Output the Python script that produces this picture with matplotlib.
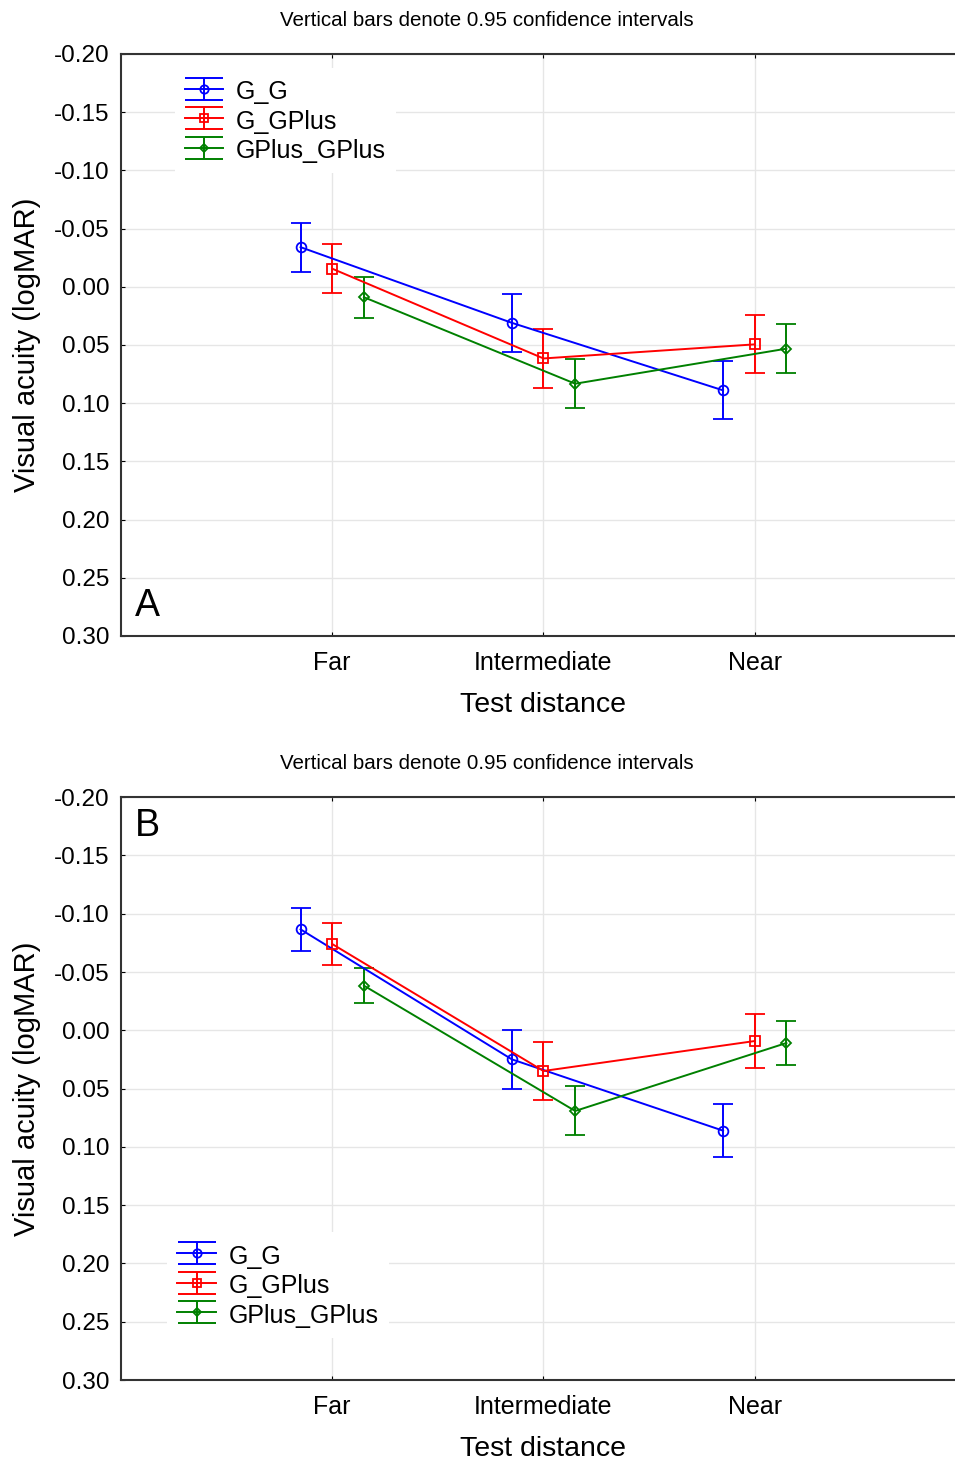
import numpy as np
import matplotlib.pyplot as plt
from matplotlib.lines import Line2D
from matplotlib.path import Path
from matplotlib.legend_handler import HandlerTuple

plt.rcParams['font.family'] = ['Liberation Sans', 'DejaVu Sans']

distances = ['Far', 'Intermediate', 'Near']
groups = ['G_G', 'G_GPlus', 'GPlus_GPlus']

# panel A: mean logMAR and 95% CI half-width
gg_a = [-0.034, 0.031, 0.089]
gg_a_ci = [0.021, 0.025, 0.025]
ggp_a = [-0.0155, 0.0616, 0.0495]
ggp_a_ci = [0.021, 0.025, 0.025]
gpgp_a = [0.009, 0.0833, 0.0532]
gpgp_a_ci = [0.0177, 0.021, 0.021]

# panel B
gg_b = [-0.0866, 0.0249, 0.0861]
gg_b_ci = [0.0183, 0.0253, 0.0228]
ggp_b = [-0.074, 0.0349, 0.0092]
ggp_b_ci = [0.018, 0.025, 0.023]
gpgp_b = [-0.0383, 0.0692, 0.0109]
gpgp_b_ci = [0.0153, 0.021, 0.019]

yticks = [-0.20, -0.15, -0.10, -0.05, 0.00, 0.05, 0.10, 0.15, 0.20, 0.25, 0.30]

colors = ['#0000ff', '#ff0000', '#008000']
markers = ['o', 's', 'D']
msizes = [7, 6.5, 5.5]
offsets = [-0.15, 0.0, 0.15]

# "I" shaped marker for the legend (error bar with caps)
ibar = Path([(-1, 0.58), (1, 0.58), (0, 0.58), (0, -0.58), (-1, -0.58), (1, -0.58)],
            [Path.MOVETO, Path.LINETO, Path.MOVETO, Path.LINETO, Path.MOVETO, Path.LINETO])


def draw_panel(ax, means, cis, letter, letter_y, leg_xy):
    x = np.arange(1, len(distances) + 1)
    handles = []
    for m, ci, c, mk, ms, off in zip(means, cis, colors, markers, msizes, offsets):
        ax.errorbar(x + off, m, yerr=ci, color=c, lw=1.4, capsize=7.5, capthick=1.4,
                    elinewidth=1.4, marker=mk, ms=ms, mfc='none', mec=c, mew=1.3, zorder=3)
        bar = Line2D([], [], ls='none', marker=ibar, ms=27, mec=c, mew=1.4)
        line = Line2D([], [], color=c, lw=1.4, marker=mk, ms=ms - 1, mfc='none', mec=c, mew=1.3)
        handles.append((bar, line))

    ax.set_xlim(0, 4)
    ax.set_ylim(0.30, -0.20)
    ax.set_yticks(yticks)
    ax.set_yticklabels([f'{v:.2f}' if v != 0 else '0.00' for v in yticks])
    ax.set_xticks(x)
    ax.set_xticklabels(distances, fontsize=18)
    ax.tick_params(axis='y', labelsize=17.5, direction='in', length=3, pad=8.5)
    ax.tick_params(axis='x', direction='in', length=3, pad=10.5, top=True)
    ax.grid(True, color='#e6e6e6', lw=1)
    ax.set_axisbelow(True)
    for s in ax.spines.values():
        s.set_linewidth(1.5)
        s.set_color('#333333')
    ax.spines['right'].set_visible(False)

    ax.set_xlabel('Test distance', fontsize=20.5, labelpad=12.5)
    ax.set_ylabel('Visual acuity (logMAR)', fontsize=21, labelpad=9)
    ax.text(0.031, letter_y, letter, transform=ax.transAxes, fontsize=27,
            ha='center', va='center')

    leg = ax.legend(handles, groups, handler_map={tuple: HandlerTuple(ndivide=1)},
                    loc='center left', bbox_to_anchor=leg_xy, borderaxespad=0, fontsize=18,
                    handlelength=1.55, handleheight=1.2, handletextpad=0.5,
                    labelspacing=0.13, borderpad=0.4, frameon=True, fancybox=False)
    leg.get_frame().set_facecolor('white')
    leg.get_frame().set_edgecolor('none')
    leg.get_frame().set_alpha(1)


fig = plt.figure(figsize=(9.55, 14.61), dpi=100)
ax_a = fig.add_axes([0.1267, 0.5647, 0.8848, 0.3984])
ax_b = fig.add_axes([0.1267, 0.0554, 0.8848, 0.3990])

draw_panel(ax_a, [gg_a, ggp_a, gpgp_a], [gg_a_ci, ggp_a_ci, gpgp_a_ci],
           'A', 0.052, (0.0636, 0.885))
draw_panel(ax_b, [gg_b, ggp_b, gpgp_b], [gg_b_ci, ggp_b_ci, gpgp_b_ci],
           'B', 0.950, (0.055, 0.163))

fig.text(0.51, 0.9863, 'Vertical bars denote 0.95 confidence intervals',
         fontsize=14.8, ha='center', va='center')
fig.text(0.51, 0.4777, 'Vertical bars denote 0.95 confidence intervals',
         fontsize=14.8, ha='center', va='center')

fig.savefig('out.png', dpi=100)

◇ ◇ ◇ ◇ ◇ ◇ ◇

PROBLEM DESCRIPTION —
Pull out all lines containing "with".

SOLUTION TO THIS PROBLEM —
Output the Python script that produces this picture with matplotlib.
# "I" shaped marker for the legend (error bar with caps)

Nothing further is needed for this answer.